Nature Medicine 17, 4 doi: 10.1038/nm.2306

アラム(Alum)は、ヒトでの使用が承認されているワクチン・アジュバントとして健康に大きな関わりがあるが、結晶であることから、その作用機序に関しては問題が残っている。さらに、その標的細胞、受容体、およびアラムがかかわるシグナル伝達経路についてはほとんど知られていない。今回我々は、アラムがインフラマソームや膜タンパク質には依存せずに、樹状細胞(DC)の細胞膜脂質にかなりの強さで結合することを報告する。結合に続く脂質の選別が、途中で停止する限定的な貪食応答を活性化し、これが抗原の取り込みをもたらす。
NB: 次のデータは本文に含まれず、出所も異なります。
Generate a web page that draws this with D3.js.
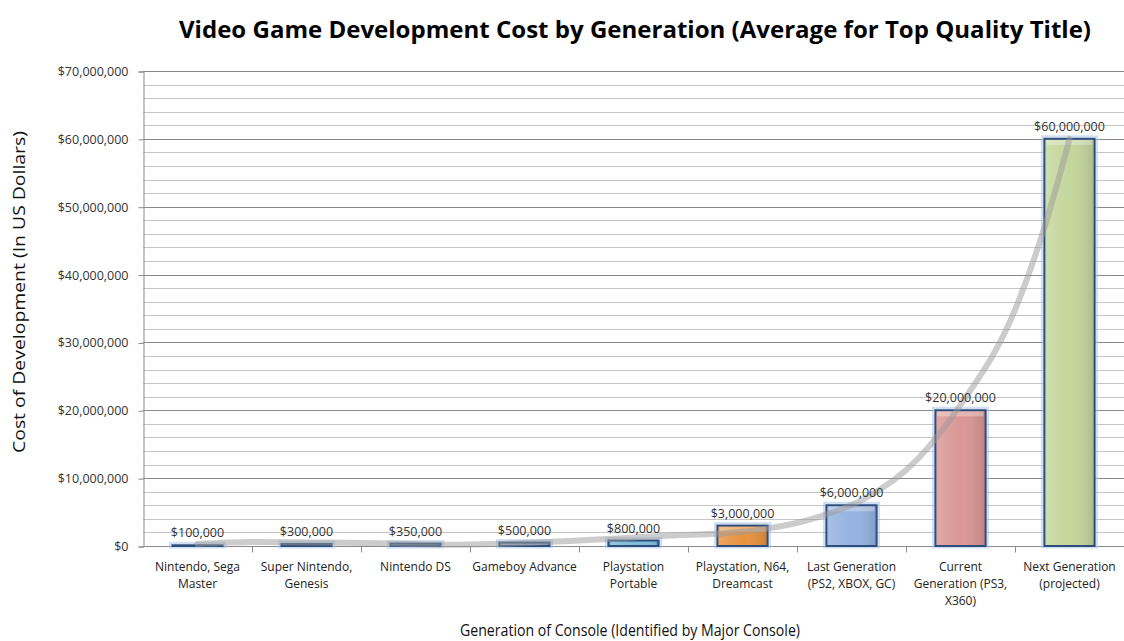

このような活性化DCは、アラムとそれ以上会合しなくても、接着分子ICAM-1 (intercellular adhesion molecule-1)およびLFA-1(lymphocyte function-associated antigen-1)を介してCD4+ T細胞と高親和性で安定な結合を形成する。我々はアラムが膜脂質の構造変化によってDCの応答を誘導すると考える。したがってこの研究は、アラムという結晶性構造が免疫系と相互作用する予想外の仕組み、またDCの細胞膜が固体構造に対する一般的なセンサーとして機能する仕組みを示唆している。